The OGO-1 was launched to help scientists understand Earth’s magnetic environment and how it interacts with the sun while orbiting around it. Valuable data was gathered by the satellite until 1969 and two years later it was decommissioned. Since then the OGO-1 has been revolving around on a highly elliptical orbit. It takes two days for the satellite to complete its trajectory around our planet.
The almost half a ton satellite poses no threat to Earth when it falls. There were five other similar satellites launched in the 1960s which have been retired already. All five of them entered the earth’s atmosphere and their debris landed in various patches of the ocean with the most recent one retiring in 2011.

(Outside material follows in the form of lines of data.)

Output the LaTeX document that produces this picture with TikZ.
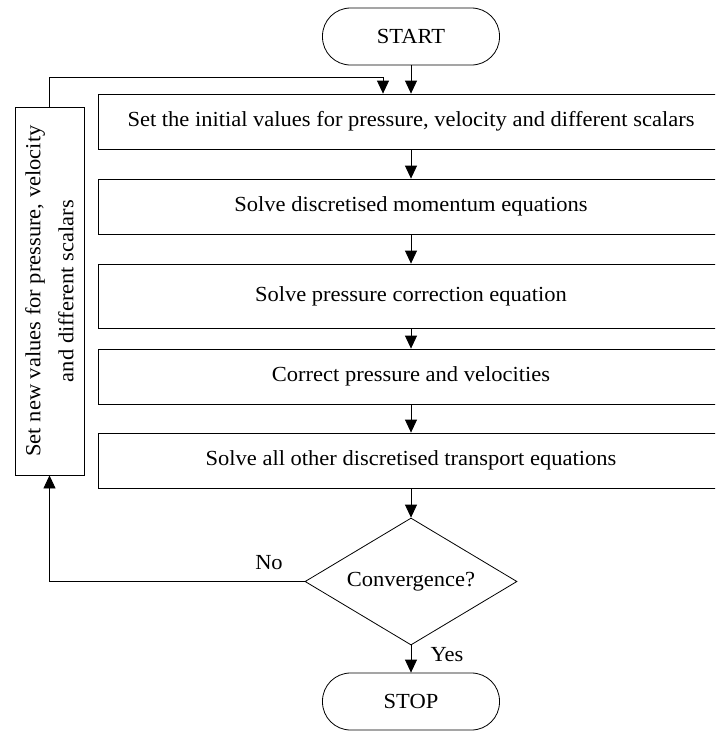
\documentclass[tikz,border=0pt]{standalone}
\usepackage{fontspec}
\usepackage{graphicx}
\setmainfont{Liberation Serif}
\usetikzlibrary{shapes.geometric,arrows.meta}
\newlength\reflinew
\newcommand\firstline{Set the initial values for pressure, velocity and different scalars}
% the first step's text is set 567pt wide; all lettering shares its factor
\AtBeginDocument{%
  \settowidth\reflinew{\fontsize{21.5}{25}\selectfont\firstline}%
  \pgfmathsetmacro\wfactmp{567/\reflinew}%
  \global\let\wfac\wfactmp}
\newcommand\wtxt[1]{\scalebox{\wfac}[1]{#1}}
\begin{document}
\begin{tikzpicture}[x=1pt,y=-1pt,
  every node/.style={font=\fontsize{21.5}{25}\selectfont},
  stepbox/.style={draw,line width=0.8pt,minimum width=626pt,minimum height=55pt,inner sep=0pt},
  term/.style={draw,line width=0.8pt,rounded corners=28pt,minimum width=177pt,minimum height=57pt,inner sep=0pt},
  decision/.style={draw,line width=0.8pt,diamond,aspect=1.67,minimum width=212pt,minimum height=127pt,inner sep=0pt},
  arr/.style={line width=0.8pt,-{Triangle[length=13pt,width=12pt]}}]
  \useasboundingbox (0,0) rectangle (715,731);
  \clip (0,0) rectangle (715,731);

  % terminals
  \node[term] (start) at (411,36.5) {\wtxt{START}};
  \node[term] (stop) at (411,701.5) {\wtxt{STOP}};

  % process steps
  \node[stepbox] (b1) at (411,121.5) {\wtxt{\firstline}};
  \node[stepbox] (b2) at (411,206.5) {\wtxt{Solve discretised momentum equations}};
  \node[stepbox,minimum height=64pt] (b3) at (411,296) {\wtxt{Solve pressure correction equation}};
  \node[stepbox] (b4) at (411,376.5) {\wtxt{Correct pressure and velocities}};
  \node[stepbox] (b5) at (411,460.5) {\wtxt{Solve all other discretised transport equations}};

  % decision
  \node[decision] (conv) at (411,581.5) {\wtxt{Convergence?}};

  % feedback box
  \node[draw,line width=0.8pt,rotate=90,minimum width=368pt,minimum height=69pt,inner sep=0pt,align=center] (upd) at (49.5,291)
    {\wtxt{Set new values for pressure, velocity}\\[8pt]\wtxt{and different scalars}};

  % main flow
  \draw[arr] (start) -- (b1);
  \draw[arr] (b1) -- (b2);
  \draw[arr] (b2) -- (b3);
  \draw[arr] (b3) -- (b4);
  \draw[arr] (b4) -- (b5);
  \draw[arr] (b5) -- (conv);
  \draw[arr] (conv) -- (stop);

  % loop back
  \draw[arr] (conv.west) -| (upd.west);
  \coordinate (loopc) at (383,77);
  \draw[arr] (upd.east) |- (loopc) -- (loopc |- b1.north);

  \node at (269,563) {\wtxt{No}};
  \node at (447,655) {\wtxt{Yes}};
\end{tikzpicture}
\end{document}
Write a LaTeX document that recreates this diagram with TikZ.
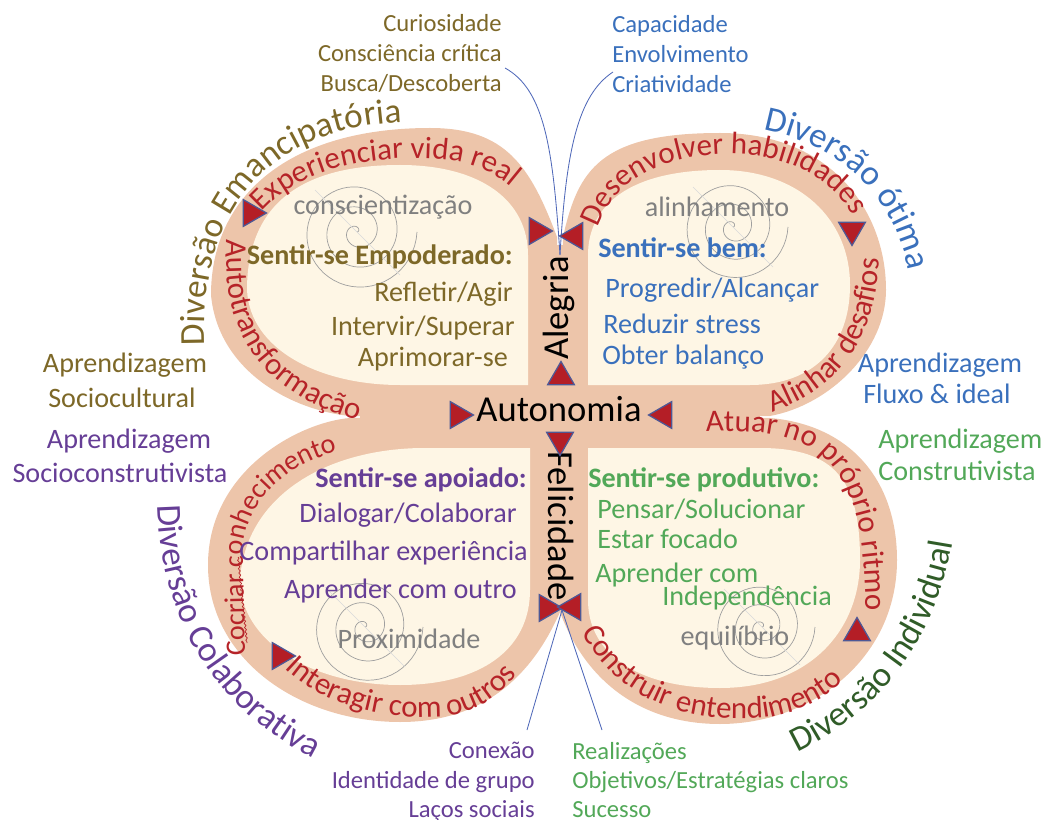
\documentclass[tikz,border=0pt]{standalone}
\usepackage{fontspec}
\setmainfont{Carlito}
\usetikzlibrary{decorations.text,decorations.pathmorphing,shapes.geometric}

\definecolor{band}{RGB}{237,197,170}
\definecolor{cream}{RGB}{254,246,229}
\definecolor{bandred}{RGB}{182,35,40}
\definecolor{emancol}{RGB}{125,104,40}
\definecolor{otimacol}{RGB}{58,112,188}
\definecolor{colabcol}{RGB}{102,62,150}
\definecolor{indivcol}{RGB}{82,168,88}
\definecolor{indivdark}{RGB}{48,92,40}
\definecolor{trifill}{RGB}{180,30,38}
\definecolor{triline}{RGB}{78,88,150}
\definecolor{linkblue}{RGB}{80,105,185}

\newcommand{\bandfont}{\fontsize{22}{26}\selectfont}
\newcommand{\smallbandfont}{\fontsize{20}{24}\selectfont}
\newcommand{\outerfont}{\fontsize{25}{30}\selectfont}
\newcommand{\listfont}{\fontsize{17.5}{21}\selectfont}
\newcommand{\innerfont}{\fontsize{20}{24}\selectfont}
\newcommand{\centerfont}{\fontsize{26}{30}\selectfont}

\begin{document}
\begin{tikzpicture}[x=0.025cm, y=0.025cm,
    bandfill/.style={fill=band},
    creamfill/.style={fill=cream},
    spiral/.style={draw=gray!75, line width=0.5pt},
    spiralx/.style={draw=gray!30, line width=0.4pt},
    tri/.style={isosceles triangle, isosceles triangle apex angle=60, fill=trifill,
        draw=triline, line width=0.9pt, inner sep=0pt, minimum size=0.58cm},
    link/.style={draw=linkblue, line width=0.6pt},
    txt/.style={inner sep=0pt, font=\innerfont},
    head/.style={inner sep=0pt, font=\innerfont\bfseries},
    listtxt/.style={inner sep=0pt, font=\listfont},
    graytxt/.style={inner sep=0pt, font=\innerfont, text=gray},
    mid/.style={inner sep=0pt, font=\centerfont},
    bandtext/.style={decorate, decoration={text along path, text align=left,
        text color=bandred, text={|\bandfont|#1}}},
    outertext/.style 2 args={decorate, decoration={text along path, text align=left,
        text color=#1, text={|\outerfont|#2}}}]

\useasboundingbox (0,0) rectangle (1046,-820);

% band
\path[bandfill] (562,-420) -- (557,-237) .. controls (530,-165) and (505,-128) .. (430,-128)
    .. controls (290,-128) and (211,-195) .. (211,-295) .. controls (218,-370) and (290,-410) .. (350,-416) -- cycle;
\path[bandfill] (558,-420) -- (563,-237) .. controls (578,-170) and (600,-133) .. (720,-133)
    .. controls (830,-133) and (886,-210) .. (886,-290) .. controls (886,-350) and (830,-405) .. (770,-416) -- cycle;
\path[bandfill] (562,-414) -- (350,-418) .. controls (300,-422) and (208,-470) .. (208,-565)
    .. controls (208,-660) and (300,-722) .. (400,-722) .. controls (480,-722) and (530,-680) .. (560,-612) -- cycle;
\path[bandfill] (558,-414) -- (770,-418) .. controls (850,-425) and (897,-480) .. (897,-560)
    .. controls (897,-660) and (810,-724) .. (720,-724) .. controls (640,-724) and (585,-680) .. (560,-612) -- cycle;
\path[bandfill] (545,-245) rectangle (575,-605);
\path[bandfill] (360,-405) rectangle (760,-430);

% cream
\path[creamfill] (528,-385) -- (528,-255) .. controls (528,-200) and (480,-165) .. (400,-165)
    .. controls (300,-165) and (247,-205) .. (247,-290) .. controls (250,-350) and (320,-385) .. (400,-385) -- cycle;
\path[creamfill] (588,-385) -- (588,-255) .. controls (588,-205) and (630,-170) .. (720,-170)
    .. controls (800,-170) and (850,-220) .. (850,-285) .. controls (850,-345) and (815,-385) .. (750,-385) -- cycle;
\path[creamfill] (530,-448) -- (530,-590) .. controls (530,-650) and (480,-685) .. (400,-685)
    .. controls (310,-685) and (240,-640) .. (240,-580) .. controls (245,-500) and (320,-450) .. (420,-448) -- cycle;
\path[creamfill] (588,-448) -- (588,-600) .. controls (588,-655) and (640,-688) .. (720,-688)
    .. controls (810,-688) and (860,-630) .. (860,-560) .. controls (860,-480) and (835,-448) .. (760,-448) -- cycle;

% spirals
\draw[spiral, shift={(357,-232)}] plot[domain=0:1080, samples=160] (\x:{\x/1080*60});
\draw[spiral, shift={(733,-227)}] plot[domain=0:1080, samples=160] (\x:{\x/1080*55});
\draw[spiral, shift={(365,-627)}] plot[domain=0:1080, samples=160] (\x:{\x/1080*58});
\draw[spiral, shift={(762,-627)}] plot[domain=0:1080, samples=160] (\x:{\x/1080*53});
\draw[spiralx] (315,-190) -- (400,-275);
\draw[spiralx] (693,-187) -- (773,-267);
\draw[spiralx] (325,-587) -- (405,-667);
\draw[spiralx] (724,-589) -- (800,-665);

% text in the band
\path[bandtext=Experienciar vida real] (262,-212) .. controls (300,-170) and (360,-158) .. (420,-158)
    .. controls (470,-158) and (510,-175) .. (530,-210);
\path[bandtext=Autotransformação] (227,-240) .. controls (220,-335) and (265,-400) .. (375,-425);
\path[bandtext=Desenvolver habilidades] (598,-228) .. controls (618,-170) and (680,-154) .. (730,-154)
    .. controls (795,-154) and (840,-184) .. (858,-228);
\path[bandtext=Alinhar desafios] (772,-412) .. controls (835,-390) and (880,-345) .. (880,-240);
\path[bandtext=Atuar no próprio ritmo] (706,-432) .. controls (835,-425) and (870,-470) .. (866,-645);
\path[bandtext=Construir entendimento] (582,-632) .. controls (622,-708) and (700,-722) .. (760,-718)
    .. controls (805,-713) and (842,-692) .. (860,-658);
\path[bandtext=Interagir com outros] (285,-668) .. controls (330,-712) and (400,-720) .. (440,-717)
    .. controls (480,-714) and (512,-690) .. (530,-652);
\path[decorate, decoration={text along path, text align=left, text color=bandred,
    text={|\smallbandfont|Cocriar conhecimento}}] (245,-655) -- (243,-560)
    .. controls (241,-500) and (290,-452) .. (385,-442);
\draw[bandred, line width=0.5pt, decorate, decoration={snake, amplitude=0.6pt, segment length=3pt}]
    (238,-557) -- (247,-643);

% outer labels
\path[outertext={emancol}{Diversão Emancipatória}] (205,-345) .. controls (198,-200) and (280,-122) .. (415,-122);
\path[outertext={otimacol}{Diversão ótima}] (763,-130) .. controls (845,-145) and (905,-205) .. (912,-295);
\path[outertext={colabcol}{Diversão Colaborativa}] (158,-505) .. controls (160,-630) and (225,-720) .. (330,-766);
\path[outertext={indivdark}{Diversão Individual}] (797,-752) .. controls (890,-708) and (950,-620) .. (956,-510);

% centre
\node[mid, anchor=base] (auto) at (559,-421) {Autonomia};
\node[mid, rotate=90, anchor=base] (aleg) at (568,-308) {Alegria};
\node[mid, rotate=-90, anchor=base] (feli) at (548,-526) {Felicidade};

% lobes
\node[graytxt, anchor=base] (tlgray) at (383,-215) {conscientização};
\node[head, emancol, anchor=base east] (tlhead) at (513,-265) {Sentir-se Empoderado:};
\node[txt, emancol, anchor=base east] (tl1) at (513,-302) {Refletir/Agir};
\node[txt, emancol, anchor=base east] (tl2) at (515,-336) {Intervir/Superar};
\node[txt, emancol, anchor=base east] (tl3) at (508,-367) {Aprimorar-se};

\node[graytxt, anchor=base] (trgray) at (717,-217) {alinhamento};
\node[head, otimacol, anchor=base west] (trhead) at (598,-258) {Sentir-se bem:};
\node[txt, otimacol, anchor=base west] (tr1) at (605,-298) {Progredir/Alcançar};
\node[txt, otimacol, anchor=base west] (tr2) at (603,-333) {Reduzir stress};
\node[txt, otimacol, anchor=base west] (tr3) at (602,-364) {Obter balanço};

\node[head, colabcol, anchor=base east] (blhead) at (527,-487) {Sentir-se apoiado:};
\node[txt, colabcol, anchor=base east] (bl1) at (517,-522) {Dialogar/Colaborar};
\node[txt, colabcol, anchor=base east] (bl2) at (528,-560) {Compartilhar experiência};
\node[txt, colabcol, anchor=base east] (bl3) at (517,-598) {Aprender com outro};
\node[graytxt, anchor=base] (blgray) at (409,-648) {Proximidade};

\node[head, indivcol, anchor=base west] (brhead) at (588,-487) {Sentir-se produtivo:};
\node[txt, indivcol, anchor=base west] (br1) at (597,-518) {Pensar/Solucionar};
\node[txt, indivcol, anchor=base west] (br2) at (597,-548) {Estar focado};
\node[txt, indivcol, anchor=base west] (br3) at (595,-582) {Aprender com};
\node[txt, indivcol, anchor=base west] (br4) at (662,-605) {Independência};
\node[graytxt, anchor=base] (brgray) at (735,-645) {equilíbrio};

% side texts
\node[txt, emancol, anchor=base] (scul1) at (125,-373) {Aprendizagem};
\node[txt, emancol, anchor=base] (scul2) at (122,-407) {Sociocultural};
\node[txt, colabcol, anchor=base] (scon1) at (129,-448) {Aprendizagem};
\node[txt, colabcol, anchor=base] (scon2) at (120,-482) {Socioconstrutivista};
\node[txt, otimacol, anchor=base] (flux1) at (940,-372) {Aprendizagem};
\node[txt, otimacol, anchor=base] (flux2) at (937,-403) {Fluxo \& ideal};
\node[txt, indivcol, anchor=base west] (cons1) at (878,-448) {Aprendizagem};
\node[txt, indivcol, anchor=base west] (cons2) at (878,-480) {Construtivista};

% top and bottom lists
\node[listtxt, emancol, anchor=base east] (curio) at (502,-32) {Curiosidade};
\node[listtxt, emancol, anchor=base east] (consc) at (502,-62) {Consciência crítica};
\node[listtxt, emancol, anchor=base east] (busca) at (502,-92) {Busca/Descoberta};
\node[listtxt, otimacol, anchor=base west] (capac) at (612,-33) {Capacidade};
\node[listtxt, otimacol, anchor=base west] (envol) at (612,-63) {Envolvimento};
\node[listtxt, otimacol, anchor=base west] (criat) at (612,-93) {Criatividade};
\node[listtxt, colabcol, anchor=base east] (conex) at (535,-758) {Conexão};
\node[listtxt, colabcol, anchor=base east] (ident) at (535,-788) {Identidade de grupo};
\node[listtxt, colabcol, anchor=base east] (lacos) at (535,-817) {Laços sociais};
\node[listtxt, indivcol, anchor=base west] (realz) at (572,-759) {Realizações};
\node[listtxt, indivcol, anchor=base west] (objet) at (572,-788) {Objetivos/Estratégias claros};
\node[listtxt, indivcol, anchor=base west] (suces) at (572,-817) {Sucesso};

% connectors
\coordinate (topjoin) at (560,-255);
\coordinate (lnka) at (505,-68);
\coordinate (lnkb) at (613,-72);
\coordinate (botjoin) at (562,-610);
\coordinate (lnkc) at (527,-730);
\coordinate (lnkd) at (602,-730);
\draw[link] (topjoin) .. controls (553,-150) and (545,-90) .. (lnka);
\draw[link] (topjoin) .. controls (566,-150) and (578,-95) .. (lnkb);
\draw[link] (botjoin) -- (lnkc);
\draw[link] (botjoin) -- (lnkd);

% arrow heads
\node[tri, shape border rotate=0] (t1) at (251,-213) {};
\node[tri, shape border rotate=0] (t2) at (537,-231) {};
\node[tri, shape border rotate=180] (t3) at (575,-236) {};
\node[tri, shape border rotate=270] (t4) at (852,-230) {};
\node[tri, shape border rotate=90] (t5) at (561,-377) {};
\node[tri, shape border rotate=0] (t6) at (458,-415) {};
\node[tri, shape border rotate=180] (t7) at (664,-415) {};
\node[tri, shape border rotate=270] (t8) at (560,-440) {};
\node[tri, shape border rotate=0] (t9) at (547,-608) {};
\node[tri, shape border rotate=180] (t10) at (573,-607) {};
\node[tri, shape border rotate=0] (t11) at (280,-656) {};
\node[tri, shape border rotate=90] (t12) at (857,-633) {};
\end{tikzpicture}
\end{document}
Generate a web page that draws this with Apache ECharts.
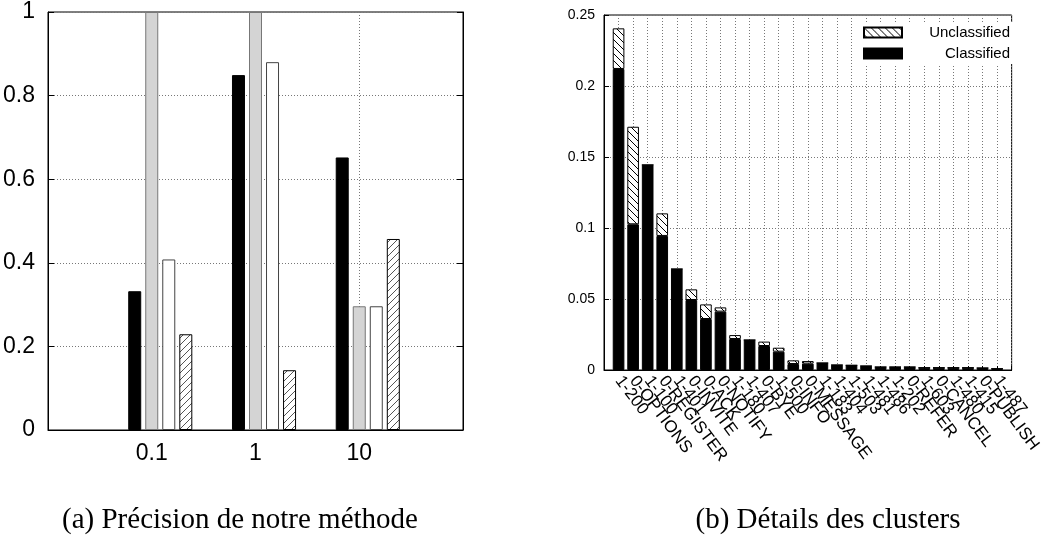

“The spacecraft will break up in the atmosphere and poses no threat to our planet — or anyone on it — and this is a normal final operational occurrence for retired spacecraft,” they added.
The forecast of the spacecraft entering Earth’s atmosphere was predicted by the University of Arizona’s Catalina Sky Survey (CSS) and the University of Hawaii’s Asteroid Terrestrial-impact Last Alert System (ATLAS). Both these systems spotted an object that was on an impact trajectory. Later on, researchers at the CSS, the Center for Near-Earth Object (NEO) Studies at NASA’s Jet Propulsion Laboratory in Southern California and the European Space Agency’s NEO Coordination Center learned upon analysis that it was not an asteroid and identified the object as OGO-1.